**Available data:**
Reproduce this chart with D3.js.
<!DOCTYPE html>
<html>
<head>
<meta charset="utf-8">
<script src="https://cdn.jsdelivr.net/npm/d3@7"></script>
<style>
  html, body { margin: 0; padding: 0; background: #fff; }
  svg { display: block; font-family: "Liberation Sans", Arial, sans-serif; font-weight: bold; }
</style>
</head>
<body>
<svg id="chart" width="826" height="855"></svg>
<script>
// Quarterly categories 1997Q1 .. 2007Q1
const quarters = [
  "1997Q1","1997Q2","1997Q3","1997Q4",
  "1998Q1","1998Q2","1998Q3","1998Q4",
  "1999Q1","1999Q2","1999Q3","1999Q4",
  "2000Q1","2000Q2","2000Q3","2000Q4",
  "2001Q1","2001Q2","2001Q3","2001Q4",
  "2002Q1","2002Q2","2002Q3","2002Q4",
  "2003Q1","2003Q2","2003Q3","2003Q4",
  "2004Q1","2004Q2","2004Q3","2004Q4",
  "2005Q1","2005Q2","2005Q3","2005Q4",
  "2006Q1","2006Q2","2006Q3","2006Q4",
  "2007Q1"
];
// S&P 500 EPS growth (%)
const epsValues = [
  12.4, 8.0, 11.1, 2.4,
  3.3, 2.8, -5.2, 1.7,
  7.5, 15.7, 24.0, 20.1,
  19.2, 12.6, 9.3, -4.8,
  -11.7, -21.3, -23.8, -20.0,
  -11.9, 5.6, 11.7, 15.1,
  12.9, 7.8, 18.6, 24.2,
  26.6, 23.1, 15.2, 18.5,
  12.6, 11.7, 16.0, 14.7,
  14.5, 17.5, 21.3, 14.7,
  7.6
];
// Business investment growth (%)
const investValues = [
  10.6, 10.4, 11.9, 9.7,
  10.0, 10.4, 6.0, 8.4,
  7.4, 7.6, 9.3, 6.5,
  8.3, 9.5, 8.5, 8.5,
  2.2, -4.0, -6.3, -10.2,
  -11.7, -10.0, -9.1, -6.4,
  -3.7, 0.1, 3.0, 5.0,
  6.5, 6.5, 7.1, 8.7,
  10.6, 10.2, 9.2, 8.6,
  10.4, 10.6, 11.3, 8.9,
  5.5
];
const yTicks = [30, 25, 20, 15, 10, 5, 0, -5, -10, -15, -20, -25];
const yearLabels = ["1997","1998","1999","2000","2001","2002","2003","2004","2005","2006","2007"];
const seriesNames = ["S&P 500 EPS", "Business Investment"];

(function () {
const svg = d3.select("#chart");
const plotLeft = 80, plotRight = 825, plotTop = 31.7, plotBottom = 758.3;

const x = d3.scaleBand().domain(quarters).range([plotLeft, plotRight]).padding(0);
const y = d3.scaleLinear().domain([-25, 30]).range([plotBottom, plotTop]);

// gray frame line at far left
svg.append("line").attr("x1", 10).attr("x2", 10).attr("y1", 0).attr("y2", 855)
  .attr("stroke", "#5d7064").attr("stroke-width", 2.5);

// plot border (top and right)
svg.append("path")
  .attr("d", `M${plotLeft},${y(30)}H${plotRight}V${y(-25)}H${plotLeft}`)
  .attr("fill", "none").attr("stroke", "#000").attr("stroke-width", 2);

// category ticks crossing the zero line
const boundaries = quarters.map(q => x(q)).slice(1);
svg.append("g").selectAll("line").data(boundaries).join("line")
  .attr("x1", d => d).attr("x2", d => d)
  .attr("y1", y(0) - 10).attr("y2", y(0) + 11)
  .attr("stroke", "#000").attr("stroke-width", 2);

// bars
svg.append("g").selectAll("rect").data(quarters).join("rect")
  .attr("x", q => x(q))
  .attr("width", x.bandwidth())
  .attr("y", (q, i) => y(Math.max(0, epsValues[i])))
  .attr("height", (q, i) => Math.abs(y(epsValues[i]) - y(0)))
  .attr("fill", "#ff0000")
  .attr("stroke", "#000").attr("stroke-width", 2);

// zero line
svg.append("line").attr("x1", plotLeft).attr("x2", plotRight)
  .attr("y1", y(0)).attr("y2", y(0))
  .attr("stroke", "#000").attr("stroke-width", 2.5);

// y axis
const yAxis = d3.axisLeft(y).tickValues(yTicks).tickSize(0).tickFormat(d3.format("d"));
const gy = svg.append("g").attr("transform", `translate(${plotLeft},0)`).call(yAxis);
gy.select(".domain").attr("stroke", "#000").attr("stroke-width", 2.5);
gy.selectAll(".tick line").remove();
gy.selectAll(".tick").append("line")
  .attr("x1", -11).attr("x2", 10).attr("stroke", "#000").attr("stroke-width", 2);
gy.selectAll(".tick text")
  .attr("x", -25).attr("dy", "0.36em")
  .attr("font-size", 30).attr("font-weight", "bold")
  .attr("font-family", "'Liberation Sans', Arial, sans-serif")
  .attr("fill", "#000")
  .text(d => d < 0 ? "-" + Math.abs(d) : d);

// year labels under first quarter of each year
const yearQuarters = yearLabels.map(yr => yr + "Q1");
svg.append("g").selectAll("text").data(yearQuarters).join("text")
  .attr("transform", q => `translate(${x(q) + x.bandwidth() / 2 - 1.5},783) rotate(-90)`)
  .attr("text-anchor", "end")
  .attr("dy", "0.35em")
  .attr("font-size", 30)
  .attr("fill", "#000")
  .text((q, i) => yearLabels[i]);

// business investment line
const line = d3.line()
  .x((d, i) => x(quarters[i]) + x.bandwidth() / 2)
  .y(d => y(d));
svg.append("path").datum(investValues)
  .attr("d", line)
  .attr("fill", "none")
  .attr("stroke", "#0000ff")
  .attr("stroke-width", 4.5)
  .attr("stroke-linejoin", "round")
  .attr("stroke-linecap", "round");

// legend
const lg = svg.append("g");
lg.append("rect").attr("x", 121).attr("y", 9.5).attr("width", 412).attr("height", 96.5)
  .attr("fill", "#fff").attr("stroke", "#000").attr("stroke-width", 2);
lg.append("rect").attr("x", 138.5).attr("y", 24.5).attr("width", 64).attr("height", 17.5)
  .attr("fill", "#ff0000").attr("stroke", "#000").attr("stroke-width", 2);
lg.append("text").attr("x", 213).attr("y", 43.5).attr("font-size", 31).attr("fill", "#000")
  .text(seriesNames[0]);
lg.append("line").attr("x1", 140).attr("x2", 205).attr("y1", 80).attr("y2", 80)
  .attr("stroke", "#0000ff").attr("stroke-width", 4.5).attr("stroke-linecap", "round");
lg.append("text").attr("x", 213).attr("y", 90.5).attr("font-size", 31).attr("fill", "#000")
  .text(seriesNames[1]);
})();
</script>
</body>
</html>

**Prompt:** Please output the entire listing exactly as it stands.

**Result of this exercise:**
Reproduce this chart with D3.js.
<!DOCTYPE html>
<html>
<head>
<meta charset="utf-8">
<script src="https://cdn.jsdelivr.net/npm/d3@7"></script>
<style>
  html, body { margin: 0; padding: 0; background: #fff; }
  svg { display: block; font-family: "Liberation Sans", Arial, sans-serif; font-weight: bold; }
</style>
</head>
<body>
<svg id="chart" width="826" height="855"></svg>
<script>
// Quarterly categories 1997Q1 .. 2007Q1
const quarters = [
  "1997Q1","1997Q2","1997Q3","1997Q4",
  "1998Q1","1998Q2","1998Q3","1998Q4",
  "1999Q1","1999Q2","1999Q3","1999Q4",
  "2000Q1","2000Q2","2000Q3","2000Q4",
  "2001Q1","2001Q2","2001Q3","2001Q4",
  "2002Q1","2002Q2","2002Q3","2002Q4",
  "2003Q1","2003Q2","2003Q3","2003Q4",
  "2004Q1","2004Q2","2004Q3","2004Q4",
  "2005Q1","2005Q2","2005Q3","2005Q4",
  "2006Q1","2006Q2","2006Q3","2006Q4",
  "2007Q1"
];
// S&P 500 EPS growth (%)
const epsValues = [
  12.4, 8.0, 11.1, 2.4,
  3.3, 2.8, -5.2, 1.7,
  7.5, 15.7, 24.0, 20.1,
  19.2, 12.6, 9.3, -4.8,
  -11.7, -21.3, -23.8, -20.0,
  -11.9, 5.6, 11.7, 15.1,
  12.9, 7.8, 18.6, 24.2,
  26.6, 23.1, 15.2, 18.5,
  12.6, 11.7, 16.0, 14.7,
  14.5, 17.5, 21.3, 14.7,
  7.6
];
// Business investment growth (%)
const investValues = [
  10.6, 10.4, 11.9, 9.7,
  10.0, 10.4, 6.0, 8.4,
  7.4, 7.6, 9.3, 6.5,
  8.3, 9.5, 8.5, 8.5,
  2.2, -4.0, -6.3, -10.2,
  -11.7, -10.0, -9.1, -6.4,
  -3.7, 0.1, 3.0, 5.0,
  6.5, 6.5, 7.1, 8.7,
  10.6, 10.2, 9.2, 8.6,
  10.4, 10.6, 11.3, 8.9,
  5.5
];
const yTicks = [30, 25, 20, 15, 10, 5, 0, -5, -10, -15, -20, -25];
const yearLabels = ["1997","1998","1999","2000","2001","2002","2003","2004","2005","2006","2007"];
const seriesNames = ["S&P 500 EPS", "Business Investment"];

(function () {
const svg = d3.select("#chart");
const plotLeft = 80, plotRight = 825, plotTop = 31.7, plotBottom = 758.3;

const x = d3.scaleBand().domain(quarters).range([plotLeft, plotRight]).padding(0);
const y = d3.scaleLinear().domain([-25, 30]).range([plotBottom, plotTop]);

// gray frame line at far left
svg.append("line").attr("x1", 10).attr("x2", 10).attr("y1", 0).attr("y2", 855)
  .attr("stroke", "#5d7064").attr("stroke-width", 2.5);

// plot border (top and right)
svg.append("path")
  .attr("d", `M${plotLeft},${y(30)}H${plotRight}V${y(-25)}H${plotLeft}`)
  .attr("fill", "none").attr("stroke", "#000").attr("stroke-width", 2);

// category ticks crossing the zero line
const boundaries = quarters.map(q => x(q)).slice(1);
svg.append("g").selectAll("line").data(boundaries).join("line")
  .attr("x1", d => d).attr("x2", d => d)
  .attr("y1", y(0) - 10).attr("y2", y(0) + 11)
  .attr("stroke", "#000").attr("stroke-width", 2);

// bars
svg.append("g").selectAll("rect").data(quarters).join("rect")
  .attr("x", q => x(q))
  .attr("width", x.bandwidth())
  .attr("y", (q, i) => y(Math.max(0, epsValues[i])))
  .attr("height", (q, i) => Math.abs(y(epsValues[i]) - y(0)))
  .attr("fill", "#ff0000")
  .attr("stroke", "#000").attr("stroke-width", 2);

// zero line
svg.append("line").attr("x1", plotLeft).attr("x2", plotRight)
  .attr("y1", y(0)).attr("y2", y(0))
  .attr("stroke", "#000").attr("stroke-width", 2.5);

// y axis
const yAxis = d3.axisLeft(y).tickValues(yTicks).tickSize(0).tickFormat(d3.format("d"));
const gy = svg.append("g").attr("transform", `translate(${plotLeft},0)`).call(yAxis);
gy.select(".domain").attr("stroke", "#000").attr("stroke-width", 2.5);
gy.selectAll(".tick line").remove();
gy.selectAll(".tick").append("line")
  .attr("x1", -11).attr("x2", 10).attr("stroke", "#000").attr("stroke-width", 2);
gy.selectAll(".tick text")
  .attr("x", -25).attr("dy", "0.36em")
  .attr("font-size", 30).attr("font-weight", "bold")
  .attr("font-family", "'Liberation Sans', Arial, sans-serif")
  .attr("fill", "#000")
  .text(d => d < 0 ? "-" + Math.abs(d) : d);

// year labels under first quarter of each year
const yearQuarters = yearLabels.map(yr => yr + "Q1");
svg.append("g").selectAll("text").data(yearQuarters).join("text")
  .attr("transform", q => `translate(${x(q) + x.bandwidth() / 2 - 1.5},783) rotate(-90)`)
  .attr("text-anchor", "end")
  .attr("dy", "0.35em")
  .attr("font-size", 30)
  .attr("fill", "#000")
  .text((q, i) => yearLabels[i]);

// business investment line
const line = d3.line()
  .x((d, i) => x(quarters[i]) + x.bandwidth() / 2)
  .y(d => y(d));
svg.append("path").datum(investValues)
  .attr("d", line)
  .attr("fill", "none")
  .attr("stroke", "#0000ff")
  .attr("stroke-width", 4.5)
  .attr("stroke-linejoin", "round")
  .attr("stroke-linecap", "round");

// legend
const lg = svg.append("g");
lg.append("rect").attr("x", 121).attr("y", 9.5).attr("width", 412).attr("height", 96.5)
  .attr("fill", "#fff").attr("stroke", "#000").attr("stroke-width", 2);
lg.append("rect").attr("x", 138.5).attr("y", 24.5).attr("width", 64).attr("height", 17.5)
  .attr("fill", "#ff0000").attr("stroke", "#000").attr("stroke-width", 2);
lg.append("text").attr("x", 213).attr("y", 43.5).attr("font-size", 31).attr("fill", "#000")
  .text(seriesNames[0]);
lg.append("line").attr("x1", 140).attr("x2", 205).attr("y1", 80).attr("y2", 80)
  .attr("stroke", "#0000ff").attr("stroke-width", 4.5).attr("stroke-linecap", "round");
lg.append("text").attr("x", 213).attr("y", 90.5).attr("font-size", 31).attr("fill", "#000")
  .text(seriesNames[1]);
})();
</script>
</body>
</html>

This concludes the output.